Die Bertelsmann-Stiftung sieht das Ende der sinkenden Schülerzahlen gekommen. In einer neuen Studie haben Forscher des Instituts berechnet, dass im Jahr 2025 ganz Deutschland rund 8,3 Millionen Kinder zur Schule gehen werden, das sind 1,1 Millionen mehr als von der Kultusministerkonferenz 2013 berechnet. Auch Niedersachsen wird betroffen sein. „Mit diesem Schüler-Boom hat kaum jemand gerechnet“, sagt Stiftungsvorstand Jörg Dräger. „Viele Bundesländer müssen komplett umdenken.“ Denn in den Kultusministerien ging man bislang davon aus, dass immer weniger Kinder in Deutschland leben werden und sich deshalb prekäre Verhältnisse wie überfüllte Klassen und fehlende Lehrer von selbst lösen werden. Davon sollte man sich nun verabschieden. „Die Kultusministerkonferenz sollte  dringend ihre Schülerzahlenprognose aktualisieren,
denn Politik und Bildungsverwaltung benötigen einen belastbaren Planungsrahmen“, fordert Dräger.

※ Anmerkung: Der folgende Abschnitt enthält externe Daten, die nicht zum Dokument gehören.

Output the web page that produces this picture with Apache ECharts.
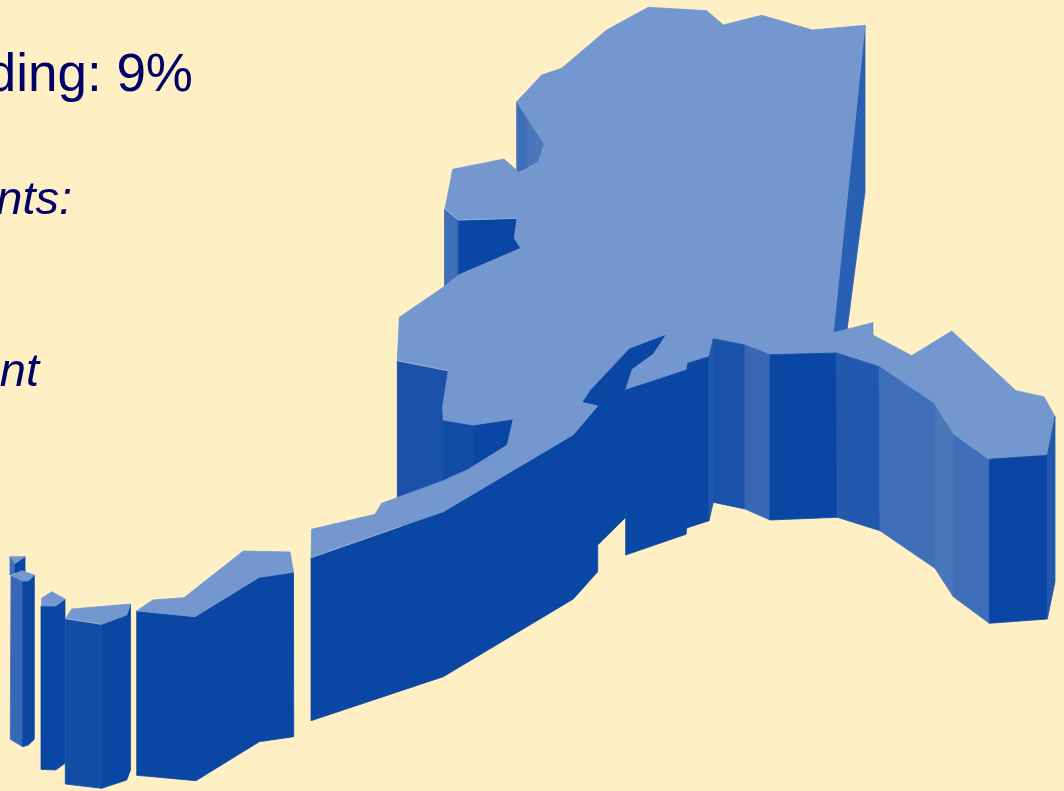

Das niedersächsische Kultusministerium geht bislang davon aus, dass die allgemeinbildenden Schulen im Jahr 2025 rund 807.000 Schüler zählen werden, derzeit sind es 836.000. Konkrete Prognosen für die einzelnen Länder lassen die Statistiken der Bertelsmannstudie nicht zu, doch für die westlichen Flächenländer gehen die Forscher in 2025 von rund 6,4 Millionen Schülern aus, derzeit sind es etwa 6,3 Millionen. Im Durchschnitt werde die Zahl der Schüler um etwa vier Prozent im Vergleich zu heute steigen. Wobei sie in den westlichen Bundesländern höher ausfallen wird, da in den östlichen Ländern mit einem Rückgang der Zahlen zu rechnen ist, heißt es in der Studie.  „Die Schülerzahl in Niedersachsen wird auf jeden Fall steigen“, sagt der Forscher Dirk Zorn gegenüber dem Rundblick.

Die Gründe dafür sehen Zorn und sein Kollege Professor Klaus Klemm in der steigenden Geburtenrate, aber auch in der Zuwanderung. Letztere ist nicht nur durch die Flüchtlinge steigend, sondern auch, weil immer mehr Ausländer Deutschland als künftige Heimat wählen. In Niedersachsen allein zogen im Jahr 2014 54.000 Menschen aus dem Ausland zu, im Jahr darauf waren es 119.500. „Fraglich ist aber, ob der Trend insgesamt anhalten wird“, sagt Zorn. Ebenso wie die Geburtenrate. In Niedersachsen wurden in 2015 66.406 Kinder geboren, etwa 3500 mehr als im Vorjahr. In 2016 stieg die Zahl nochmal um 700 Neugeborene. “

Die Forscher gehen deshalb davon aus, dass die Kultusministerien rasch handeln müssen, vor allem bei den Grundschulen und im Sekundarbereich I. Grundschulen dürften nicht länger geschlossen werden, stattdessen müssten mehr gebaut werden. Auch mehr Lehrer würden benötigt. Momentan stellen die Schüler der Sekundarstufe I zwischen zehn und 16 Jahren mit 32 Prozent die größte Gruppe der niedersächsischen Schüler, es folgen die Grundschüler zwischen sechs und zehn Jahren mit 19,6 Prozent.

Die Jugendlichen unter 19 Jahren machen etwa 18,9 Prozent aus. Letztere dürften in den kommenden Jahren aber erst einmal weniger werden, bis die neuen starken Jahrgänge das Alter erreicht haben. Doch die frei werdenden Räume und Lehrkräfte könnten dann nicht einfach umgenutzt werden. „Oberschullehrer können schließlich nicht plötzlich eine Grundschulklasse unterrichten“, sagt Zorn.

Für ganz Deutschland rechnen die Forscher momentan mit Mehrausgaben für Bildung in Höhe von etwa 4,7 Milliarden Euro. Doch dadurch, dass frei werdende Kapazitäten nicht immer umgenutzt werden können, dürften die zu erwartenden Ausgaben noch darüber liegen.